start
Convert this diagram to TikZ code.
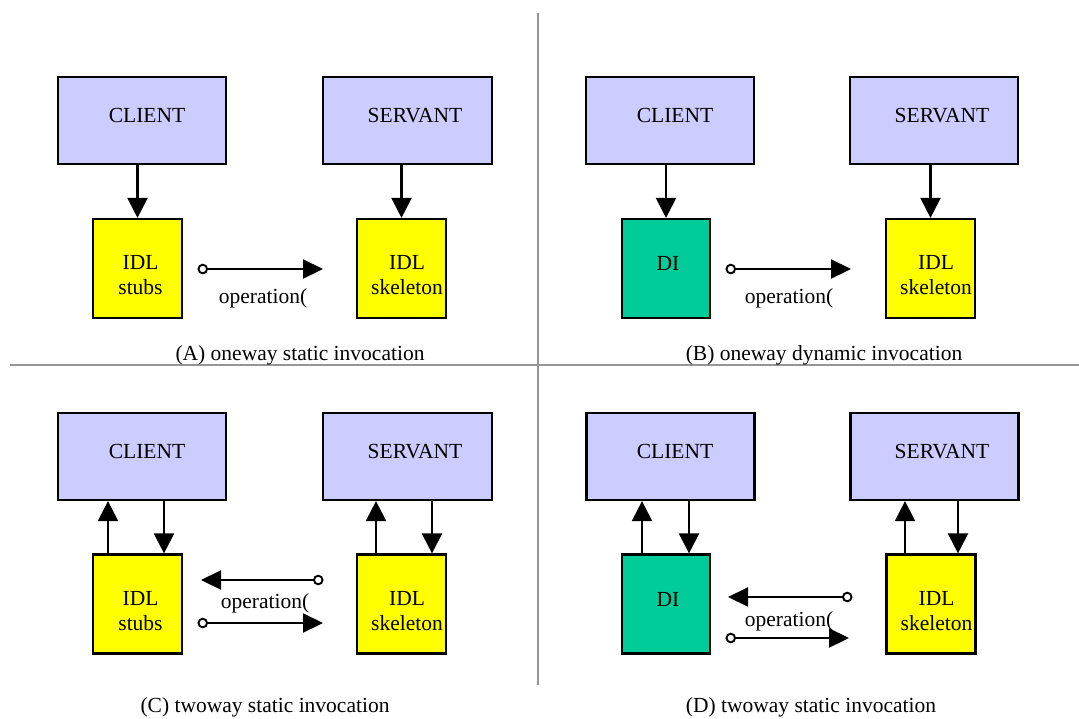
\documentclass[tikz,border=0pt]{standalone}
\usepackage{fontspec}
\setmainfont{Liberation Serif}
\usetikzlibrary{arrows.meta}
\definecolor{lav}{RGB}{204,204,255}
\definecolor{idlyellow}{RGB}{255,255,0}
\definecolor{digreen}{RGB}{0,204,153}
\definecolor{divgray}{RGB}{150,150,150}
\tikzset{
  box/.style={draw=black, line width=2.2pt, rectangle, inner sep=0pt},
  bigbox/.style={box, fill=lav, minimum width=168pt, minimum height=87pt},
  idlbox/.style={box, fill=idlyellow, minimum width=89pt, minimum height=99pt},
  dibox/.style={box, fill=digreen, minimum width=88pt, minimum height=99pt},
  lbl/.style={font=\fontsize{21.5}{24.5}\selectfont, inner sep=0pt, align=center},
  arr/.style={line width=2.2pt, -{Triangle[length=20pt,width=20pt]}},
  oparr/.style={line width=2.2pt,
    {Circle[open,length=10.5pt,width=10.5pt,line width=1.9pt]}-{Triangle[length=20pt,width=19pt]}},
  divider/.style={draw=divgray, line width=1.1pt}
}
\begin{document}
\begin{tikzpicture}[x=1pt,y=-1pt]
\useasboundingbox (0,0) rectangle (1079,718);

% panel dividers
\draw[divider] (538,13) -- (538,685);
\draw[divider] (10,365) -- (1079,365);

% ---------- (A) oneway static invocation ----------
\node[bigbox] (cA) at (142,120.5) {};
\node[bigbox, minimum width=169pt] (vA) at (407.5,120.5) {};
\node[idlbox] (sA) at (137.5,268.5) {};
\node[idlbox] (kA) at (401.5,268.5) {};
\node[lbl] (tcA) at (147,115.5) {CLIENT};
\node[lbl] (tvA) at (415,115.5) {SERVANT};
\node[lbl] (tsA) at (140.5,275) {IDL\\stubs};
\node[lbl] (tkA) at (407,275) {IDL\\skeleton};
\draw[arr] (sA.north |- cA.south) -- (sA.north);
\draw[arr] (kA.north |- vA.south) -- (kA.north);
\coordinate (oA1) at (197.5,269);
\coordinate (oA2) at (323,269);
\draw[oparr] (oA1) -- (oA2);
\node[lbl] (opA) at (263,298) {operation(};
\node[lbl] (capA) at (300,355) {(A) oneway static invocation};

% ---------- (B) oneway dynamic invocation ----------
\node[bigbox] (cB) at (670,120.5) {};
\node[bigbox] (vB) at (934,120.5) {};
\node[dibox] (dB) at (666,268.5) {};
\node[idlbox] (kB) at (930.5,268.5) {};
\node[lbl] (tcB) at (675,115.5) {CLIENT};
\node[lbl] (tvB) at (942,115.5) {SERVANT};
\node[lbl] (tdB) at (668,263.5) {DI};
\node[lbl] (tkB) at (936,275) {IDL\\skeleton};
\draw[arr] (dB.north |- cB.south) -- (dB.north);
\draw[arr] (kB.north |- vB.south) -- (kB.north);
\coordinate (oB1) at (725.5,269);
\coordinate (oB2) at (851,269);
\draw[oparr] (oB1) -- (oB2);
\node[lbl] (opB) at (789,298) {operation(};
\node[lbl] (capB) at (824,355) {(B) oneway dynamic invocation};

% ---------- (C) twoway static invocation ----------
\node[bigbox] (cC) at (142,456.5) {};
\node[bigbox, minimum width=169pt] (vC) at (407.5,456.5) {};
\node[idlbox] (sC) at (137.5,604) {};
\node[idlbox] (kC) at (401.5,604) {};
\node[lbl] (tcC) at (147,451.5) {CLIENT};
\node[lbl] (tvC) at (415,451.5) {SERVANT};
\node[lbl] (tsC) at (140.5,611) {IDL\\stubs};
\node[lbl] (tkC) at (407,611) {IDL\\skeleton};
\draw[arr] ([xshift=-29.5pt]sC.north) -- ([xshift=-29.5pt]sC.north |- cC.south);
\draw[arr] ([xshift=26.5pt]sC.north |- cC.south) -- ([xshift=26.5pt]sC.north);
\draw[arr] ([xshift=-25.5pt]kC.north) -- ([xshift=-25.5pt]kC.north |- vC.south);
\draw[arr] ([xshift=30.5pt]kC.north |- vC.south) -- ([xshift=30.5pt]kC.north);
\coordinate (oC1) at (323.5,580);
\coordinate (oC2) at (201,580);
\draw[oparr] (oC1) -- (oC2);
\coordinate (oC3) at (197.5,623);
\coordinate (oC4) at (323,623);
\draw[oparr] (oC3) -- (oC4);
\node[lbl] (opC) at (265,603) {operation(};
\node[lbl] (capC) at (265,707) {(C) twoway static invocation};

% ---------- (D) twoway static invocation ----------
\node[bigbox] (cD) at (670.5,456.5) {};
\node[bigbox] (vD) at (934.5,456.5) {};
\node[dibox] (dD) at (666,604) {};
\node[idlbox] (kD) at (931,604) {};
\node[lbl] (tcD) at (675,451.5) {CLIENT};
\node[lbl] (tvD) at (942,451.5) {SERVANT};
\node[lbl] (tdD) at (668,599) {DI};
\node[lbl] (tkD) at (936.5,611) {IDL\\skeleton};
\draw[arr] ([xshift=-24pt]dD.north) -- ([xshift=-24pt]dD.north |- cD.south);
\draw[arr] ([xshift=23pt]dD.north |- cD.south) -- ([xshift=23pt]dD.north);
\draw[arr] ([xshift=-26pt]kD.north) -- ([xshift=-26pt]kD.north |- vD.south);
\draw[arr] ([xshift=27pt]kD.north |- vD.south) -- ([xshift=27pt]kD.north);
\coordinate (oD1) at (852.5,597);
\coordinate (oD2) at (728,597);
\draw[oparr] (oD1) -- (oD2);
\coordinate (oD3) at (725.5,638);
\coordinate (oD4) at (849,638);
\draw[oparr] (oD3) -- (oD4);
\node[lbl] (opD) at (789,621) {operation(};
\node[lbl] (capD) at (811,707) {(D) twoway static invocation};
\end{tikzpicture}
\end{document}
end
__GIVEN TASK__:
Pictures excluded, quote all the data above exactly.

__OUTPUT OF THE EXERCISE__:
Convert this diagram to TikZ code.
\documentclass[tikz,border=0pt]{standalone}
\usepackage{fontspec}
\setmainfont{Liberation Serif}
\usetikzlibrary{arrows.meta}
\definecolor{lav}{RGB}{204,204,255}
\definecolor{idlyellow}{RGB}{255,255,0}
\definecolor{digreen}{RGB}{0,204,153}
\definecolor{divgray}{RGB}{150,150,150}
\tikzset{
  box/.style={draw=black, line width=2.2pt, rectangle, inner sep=0pt},
  bigbox/.style={box, fill=lav, minimum width=168pt, minimum height=87pt},
  idlbox/.style={box, fill=idlyellow, minimum width=89pt, minimum height=99pt},
  dibox/.style={box, fill=digreen, minimum width=88pt, minimum height=99pt},
  lbl/.style={font=\fontsize{21.5}{24.5}\selectfont, inner sep=0pt, align=center},
  arr/.style={line width=2.2pt, -{Triangle[length=20pt,width=20pt]}},
  oparr/.style={line width=2.2pt,
    {Circle[open,length=10.5pt,width=10.5pt,line width=1.9pt]}-{Triangle[length=20pt,width=19pt]}},
  divider/.style={draw=divgray, line width=1.1pt}
}
\begin{document}
\begin{tikzpicture}[x=1pt,y=-1pt]
\useasboundingbox (0,0) rectangle (1079,718);

% panel dividers
\draw[divider] (538,13) -- (538,685);
\draw[divider] (10,365) -- (1079,365);

% ---------- (A) oneway static invocation ----------
\node[bigbox] (cA) at (142,120.5) {};
\node[bigbox, minimum width=169pt] (vA) at (407.5,120.5) {};
\node[idlbox] (sA) at (137.5,268.5) {};
\node[idlbox] (kA) at (401.5,268.5) {};
\node[lbl] (tcA) at (147,115.5) {CLIENT};
\node[lbl] (tvA) at (415,115.5) {SERVANT};
\node[lbl] (tsA) at (140.5,275) {IDL\\stubs};
\node[lbl] (tkA) at (407,275) {IDL\\skeleton};
\draw[arr] (sA.north |- cA.south) -- (sA.north);
\draw[arr] (kA.north |- vA.south) -- (kA.north);
\coordinate (oA1) at (197.5,269);
\coordinate (oA2) at (323,269);
\draw[oparr] (oA1) -- (oA2);
\node[lbl] (opA) at (263,298) {operation(};
\node[lbl] (capA) at (300,355) {(A) oneway static invocation};

% ---------- (B) oneway dynamic invocation ----------
\node[bigbox] (cB) at (670,120.5) {};
\node[bigbox] (vB) at (934,120.5) {};
\node[dibox] (dB) at (666,268.5) {};
\node[idlbox] (kB) at (930.5,268.5) {};
\node[lbl] (tcB) at (675,115.5) {CLIENT};
\node[lbl] (tvB) at (942,115.5) {SERVANT};
\node[lbl] (tdB) at (668,263.5) {DI};
\node[lbl] (tkB) at (936,275) {IDL\\skeleton};
\draw[arr] (dB.north |- cB.south) -- (dB.north);
\draw[arr] (kB.north |- vB.south) -- (kB.north);
\coordinate (oB1) at (725.5,269);
\coordinate (oB2) at (851,269);
\draw[oparr] (oB1) -- (oB2);
\node[lbl] (opB) at (789,298) {operation(};
\node[lbl] (capB) at (824,355) {(B) oneway dynamic invocation};

% ---------- (C) twoway static invocation ----------
\node[bigbox] (cC) at (142,456.5) {};
\node[bigbox, minimum width=169pt] (vC) at (407.5,456.5) {};
\node[idlbox] (sC) at (137.5,604) {};
\node[idlbox] (kC) at (401.5,604) {};
\node[lbl] (tcC) at (147,451.5) {CLIENT};
\node[lbl] (tvC) at (415,451.5) {SERVANT};
\node[lbl] (tsC) at (140.5,611) {IDL\\stubs};
\node[lbl] (tkC) at (407,611) {IDL\\skeleton};
\draw[arr] ([xshift=-29.5pt]sC.north) -- ([xshift=-29.5pt]sC.north |- cC.south);
\draw[arr] ([xshift=26.5pt]sC.north |- cC.south) -- ([xshift=26.5pt]sC.north);
\draw[arr] ([xshift=-25.5pt]kC.north) -- ([xshift=-25.5pt]kC.north |- vC.south);
\draw[arr] ([xshift=30.5pt]kC.north |- vC.south) -- ([xshift=30.5pt]kC.north);
\coordinate (oC1) at (323.5,580);
\coordinate (oC2) at (201,580);
\draw[oparr] (oC1) -- (oC2);
\coordinate (oC3) at (197.5,623);
\coordinate (oC4) at (323,623);
\draw[oparr] (oC3) -- (oC4);
\node[lbl] (opC) at (265,603) {operation(};
\node[lbl] (capC) at (265,707) {(C) twoway static invocation};

% ---------- (D) twoway static invocation ----------
\node[bigbox] (cD) at (670.5,456.5) {};
\node[bigbox] (vD) at (934.5,456.5) {};
\node[dibox] (dD) at (666,604) {};
\node[idlbox] (kD) at (931,604) {};
\node[lbl] (tcD) at (675,451.5) {CLIENT};
\node[lbl] (tvD) at (942,451.5) {SERVANT};
\node[lbl] (tdD) at (668,599) {DI};
\node[lbl] (tkD) at (936.5,611) {IDL\\skeleton};
\draw[arr] ([xshift=-24pt]dD.north) -- ([xshift=-24pt]dD.north |- cD.south);
\draw[arr] ([xshift=23pt]dD.north |- cD.south) -- ([xshift=23pt]dD.north);
\draw[arr] ([xshift=-26pt]kD.north) -- ([xshift=-26pt]kD.north |- vD.south);
\draw[arr] ([xshift=27pt]kD.north |- vD.south) -- ([xshift=27pt]kD.north);
\coordinate (oD1) at (852.5,597);
\coordinate (oD2) at (728,597);
\draw[oparr] (oD1) -- (oD2);
\coordinate (oD3) at (725.5,638);
\coordinate (oD4) at (849,638);
\draw[oparr] (oD3) -- (oD4);
\node[lbl] (opD) at (789,621) {operation(};
\node[lbl] (capD) at (811,707) {(D) twoway static invocation};
\end{tikzpicture}
\end{document}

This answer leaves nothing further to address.